Would you return the run of lines that starts at the one with "Write a component" and ends at the one with "const boxDays = [1,2,3,4,5,6,7,8,9,10,11,12,13,14];", ends included, exactly as written and without the images?

> _RECORDS FOR THIS EXERCISE_
○ ○ ○ ○ ○
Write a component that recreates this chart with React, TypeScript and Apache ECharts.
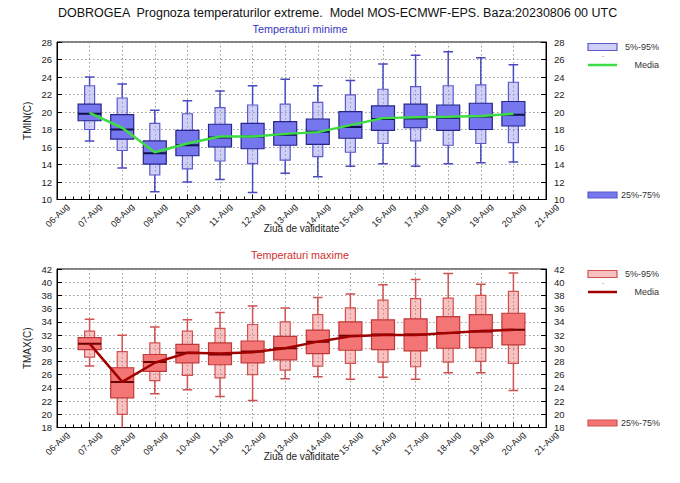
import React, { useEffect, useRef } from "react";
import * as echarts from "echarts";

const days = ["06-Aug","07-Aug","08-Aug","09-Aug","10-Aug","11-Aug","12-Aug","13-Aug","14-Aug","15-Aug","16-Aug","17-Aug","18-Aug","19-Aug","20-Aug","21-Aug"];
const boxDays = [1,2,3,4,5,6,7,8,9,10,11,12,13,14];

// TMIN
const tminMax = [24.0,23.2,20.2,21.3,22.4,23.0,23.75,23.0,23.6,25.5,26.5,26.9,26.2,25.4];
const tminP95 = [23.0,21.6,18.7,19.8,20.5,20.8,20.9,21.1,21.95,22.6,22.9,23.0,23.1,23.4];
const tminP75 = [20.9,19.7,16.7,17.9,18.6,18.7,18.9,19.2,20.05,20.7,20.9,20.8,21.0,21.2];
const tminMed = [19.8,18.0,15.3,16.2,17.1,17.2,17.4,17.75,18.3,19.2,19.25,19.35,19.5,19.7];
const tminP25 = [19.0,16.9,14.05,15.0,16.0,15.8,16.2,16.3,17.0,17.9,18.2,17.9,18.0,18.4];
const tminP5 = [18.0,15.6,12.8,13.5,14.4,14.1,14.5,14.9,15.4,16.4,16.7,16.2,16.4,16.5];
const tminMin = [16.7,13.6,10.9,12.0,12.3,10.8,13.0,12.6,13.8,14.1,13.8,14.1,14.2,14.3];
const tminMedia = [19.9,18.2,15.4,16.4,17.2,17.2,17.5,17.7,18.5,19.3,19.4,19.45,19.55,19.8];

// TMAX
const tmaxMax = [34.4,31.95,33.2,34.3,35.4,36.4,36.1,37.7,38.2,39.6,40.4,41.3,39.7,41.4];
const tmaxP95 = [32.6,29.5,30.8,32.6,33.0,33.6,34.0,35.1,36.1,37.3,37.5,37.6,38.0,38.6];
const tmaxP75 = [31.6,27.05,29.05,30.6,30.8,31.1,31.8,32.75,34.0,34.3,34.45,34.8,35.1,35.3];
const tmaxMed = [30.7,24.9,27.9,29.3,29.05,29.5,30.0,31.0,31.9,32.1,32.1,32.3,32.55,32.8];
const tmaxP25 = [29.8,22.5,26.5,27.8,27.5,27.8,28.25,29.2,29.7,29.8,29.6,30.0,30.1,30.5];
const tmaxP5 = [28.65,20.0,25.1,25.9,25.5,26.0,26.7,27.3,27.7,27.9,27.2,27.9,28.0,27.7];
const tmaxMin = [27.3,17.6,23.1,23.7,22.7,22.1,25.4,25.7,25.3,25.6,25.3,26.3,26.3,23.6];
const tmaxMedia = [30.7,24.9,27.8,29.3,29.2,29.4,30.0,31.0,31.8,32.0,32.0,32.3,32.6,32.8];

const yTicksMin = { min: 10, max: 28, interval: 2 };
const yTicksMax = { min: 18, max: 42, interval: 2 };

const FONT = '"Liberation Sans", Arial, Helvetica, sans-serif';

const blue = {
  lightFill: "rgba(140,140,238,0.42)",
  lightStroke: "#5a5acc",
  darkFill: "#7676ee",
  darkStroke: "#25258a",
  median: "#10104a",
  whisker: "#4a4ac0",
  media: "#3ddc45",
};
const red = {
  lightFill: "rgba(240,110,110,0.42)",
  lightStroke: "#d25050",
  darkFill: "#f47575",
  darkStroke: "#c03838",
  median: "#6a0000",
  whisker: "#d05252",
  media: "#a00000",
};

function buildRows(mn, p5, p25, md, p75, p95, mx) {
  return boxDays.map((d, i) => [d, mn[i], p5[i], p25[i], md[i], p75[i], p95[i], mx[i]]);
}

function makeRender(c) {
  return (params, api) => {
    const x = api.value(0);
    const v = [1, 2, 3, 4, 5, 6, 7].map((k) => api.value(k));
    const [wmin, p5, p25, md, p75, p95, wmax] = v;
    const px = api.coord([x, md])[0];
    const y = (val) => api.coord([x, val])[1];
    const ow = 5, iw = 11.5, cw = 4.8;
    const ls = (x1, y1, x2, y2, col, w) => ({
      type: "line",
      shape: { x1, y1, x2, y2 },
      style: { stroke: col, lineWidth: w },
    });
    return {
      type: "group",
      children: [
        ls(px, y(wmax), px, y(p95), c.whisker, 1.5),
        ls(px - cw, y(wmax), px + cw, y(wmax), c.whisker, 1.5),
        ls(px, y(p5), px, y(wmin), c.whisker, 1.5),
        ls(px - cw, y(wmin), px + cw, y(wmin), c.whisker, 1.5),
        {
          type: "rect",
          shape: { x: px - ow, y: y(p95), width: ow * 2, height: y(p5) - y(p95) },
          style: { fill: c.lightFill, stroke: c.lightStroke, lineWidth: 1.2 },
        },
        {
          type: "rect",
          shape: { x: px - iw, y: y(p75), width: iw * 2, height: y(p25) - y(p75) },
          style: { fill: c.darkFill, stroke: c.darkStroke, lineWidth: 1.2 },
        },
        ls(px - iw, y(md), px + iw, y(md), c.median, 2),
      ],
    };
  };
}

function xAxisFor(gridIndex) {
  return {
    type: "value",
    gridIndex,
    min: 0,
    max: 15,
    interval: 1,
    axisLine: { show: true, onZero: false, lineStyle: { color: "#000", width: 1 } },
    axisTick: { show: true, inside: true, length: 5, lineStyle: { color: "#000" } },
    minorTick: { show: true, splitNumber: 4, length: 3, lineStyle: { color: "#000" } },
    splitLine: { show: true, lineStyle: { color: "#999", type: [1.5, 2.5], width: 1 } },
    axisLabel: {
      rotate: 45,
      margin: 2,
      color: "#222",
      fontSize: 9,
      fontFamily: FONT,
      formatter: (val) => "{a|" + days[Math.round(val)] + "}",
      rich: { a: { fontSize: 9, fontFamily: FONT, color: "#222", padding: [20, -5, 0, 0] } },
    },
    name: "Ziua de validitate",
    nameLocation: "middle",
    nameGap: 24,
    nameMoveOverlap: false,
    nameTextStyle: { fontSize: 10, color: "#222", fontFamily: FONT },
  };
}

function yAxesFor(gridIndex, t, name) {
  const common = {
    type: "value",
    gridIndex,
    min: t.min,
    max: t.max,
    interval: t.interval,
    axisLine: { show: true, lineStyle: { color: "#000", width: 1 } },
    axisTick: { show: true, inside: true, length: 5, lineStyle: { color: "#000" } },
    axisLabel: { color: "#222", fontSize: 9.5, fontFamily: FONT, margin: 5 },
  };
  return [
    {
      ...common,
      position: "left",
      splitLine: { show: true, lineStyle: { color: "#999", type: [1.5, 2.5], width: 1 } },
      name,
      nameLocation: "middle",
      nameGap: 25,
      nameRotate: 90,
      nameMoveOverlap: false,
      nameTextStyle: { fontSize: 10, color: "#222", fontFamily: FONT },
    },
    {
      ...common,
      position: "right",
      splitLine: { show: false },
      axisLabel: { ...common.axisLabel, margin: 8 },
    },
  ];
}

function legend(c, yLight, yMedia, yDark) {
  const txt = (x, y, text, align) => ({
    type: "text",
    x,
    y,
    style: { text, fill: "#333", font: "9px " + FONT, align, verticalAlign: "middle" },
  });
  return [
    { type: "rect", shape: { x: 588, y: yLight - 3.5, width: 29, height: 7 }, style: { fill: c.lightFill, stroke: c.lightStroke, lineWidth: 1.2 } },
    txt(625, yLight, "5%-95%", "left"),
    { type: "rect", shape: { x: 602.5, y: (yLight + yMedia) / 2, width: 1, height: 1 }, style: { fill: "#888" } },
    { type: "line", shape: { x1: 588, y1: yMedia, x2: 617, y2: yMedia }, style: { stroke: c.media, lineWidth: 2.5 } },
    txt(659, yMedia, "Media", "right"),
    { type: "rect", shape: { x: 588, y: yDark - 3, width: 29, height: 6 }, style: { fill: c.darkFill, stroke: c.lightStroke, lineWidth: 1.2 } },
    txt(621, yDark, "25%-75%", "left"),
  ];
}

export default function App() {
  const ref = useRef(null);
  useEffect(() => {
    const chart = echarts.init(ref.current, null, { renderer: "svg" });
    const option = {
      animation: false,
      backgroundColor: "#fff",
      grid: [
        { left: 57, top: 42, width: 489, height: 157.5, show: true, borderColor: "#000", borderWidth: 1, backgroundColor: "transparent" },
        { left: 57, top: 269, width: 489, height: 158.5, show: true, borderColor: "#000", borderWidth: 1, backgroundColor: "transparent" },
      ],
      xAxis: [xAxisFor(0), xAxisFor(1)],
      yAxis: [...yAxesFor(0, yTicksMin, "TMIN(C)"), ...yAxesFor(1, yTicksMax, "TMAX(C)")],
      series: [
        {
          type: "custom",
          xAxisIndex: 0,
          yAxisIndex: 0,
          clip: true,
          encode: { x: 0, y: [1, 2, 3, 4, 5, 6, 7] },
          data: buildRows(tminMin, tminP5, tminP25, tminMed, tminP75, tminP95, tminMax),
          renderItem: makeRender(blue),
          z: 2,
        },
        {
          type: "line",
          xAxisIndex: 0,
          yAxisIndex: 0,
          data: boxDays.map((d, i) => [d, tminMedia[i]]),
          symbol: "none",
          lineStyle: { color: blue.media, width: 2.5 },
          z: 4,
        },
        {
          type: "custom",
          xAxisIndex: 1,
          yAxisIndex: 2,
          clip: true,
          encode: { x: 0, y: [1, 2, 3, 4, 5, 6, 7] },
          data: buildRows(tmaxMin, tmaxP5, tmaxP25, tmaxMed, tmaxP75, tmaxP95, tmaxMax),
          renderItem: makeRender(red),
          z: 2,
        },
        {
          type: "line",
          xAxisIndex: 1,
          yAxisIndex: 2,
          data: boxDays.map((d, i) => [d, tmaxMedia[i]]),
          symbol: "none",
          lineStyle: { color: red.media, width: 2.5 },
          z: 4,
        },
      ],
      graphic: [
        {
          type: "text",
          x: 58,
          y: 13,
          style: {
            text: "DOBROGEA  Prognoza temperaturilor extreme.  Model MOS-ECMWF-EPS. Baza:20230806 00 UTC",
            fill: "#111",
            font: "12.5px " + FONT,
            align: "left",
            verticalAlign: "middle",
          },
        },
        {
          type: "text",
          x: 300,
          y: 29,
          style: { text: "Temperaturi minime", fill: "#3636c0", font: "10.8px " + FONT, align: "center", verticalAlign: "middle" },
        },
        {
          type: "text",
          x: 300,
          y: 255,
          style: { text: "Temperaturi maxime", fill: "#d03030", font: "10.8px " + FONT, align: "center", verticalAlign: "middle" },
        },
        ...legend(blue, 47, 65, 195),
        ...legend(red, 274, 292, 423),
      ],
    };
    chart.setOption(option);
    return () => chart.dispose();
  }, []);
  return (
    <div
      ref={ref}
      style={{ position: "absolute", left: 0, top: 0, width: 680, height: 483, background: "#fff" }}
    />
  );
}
○ ○ ○ ○ ○
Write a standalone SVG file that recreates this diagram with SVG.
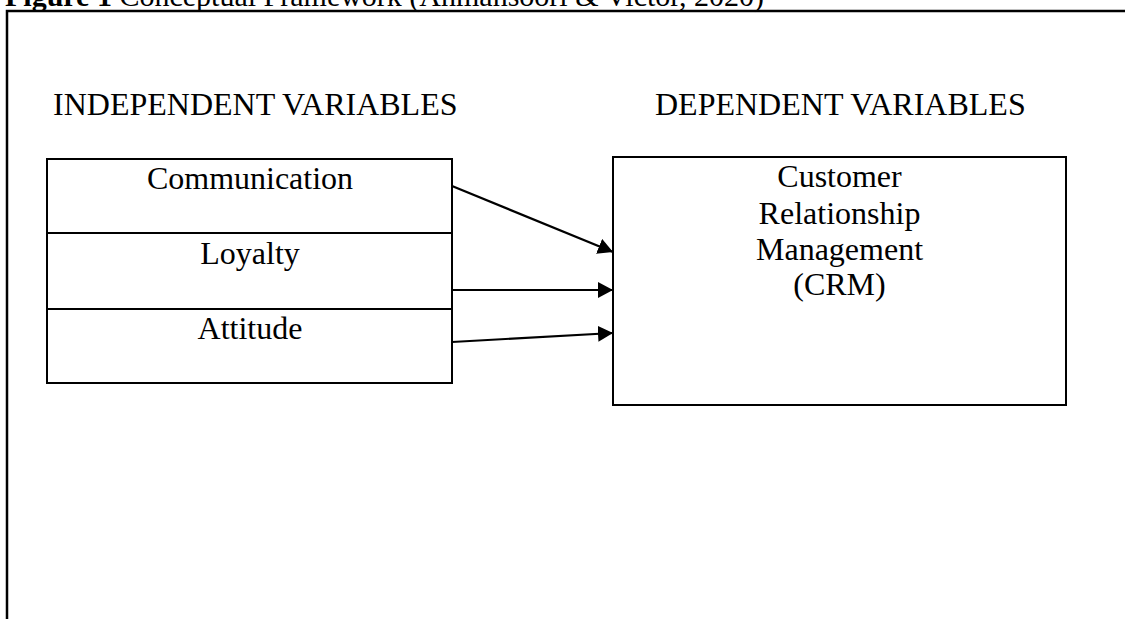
○ ○ ○ ○ ○
> _SOLUTION BELOW_
Write a component that recreates this chart with React, TypeScript and Apache ECharts.
import React, { useEffect, useRef } from "react";
import * as echarts from "echarts";

const days = ["06-Aug","07-Aug","08-Aug","09-Aug","10-Aug","11-Aug","12-Aug","13-Aug","14-Aug","15-Aug","16-Aug","17-Aug","18-Aug","19-Aug","20-Aug","21-Aug"];
const boxDays = [1,2,3,4,5,6,7,8,9,10,11,12,13,14];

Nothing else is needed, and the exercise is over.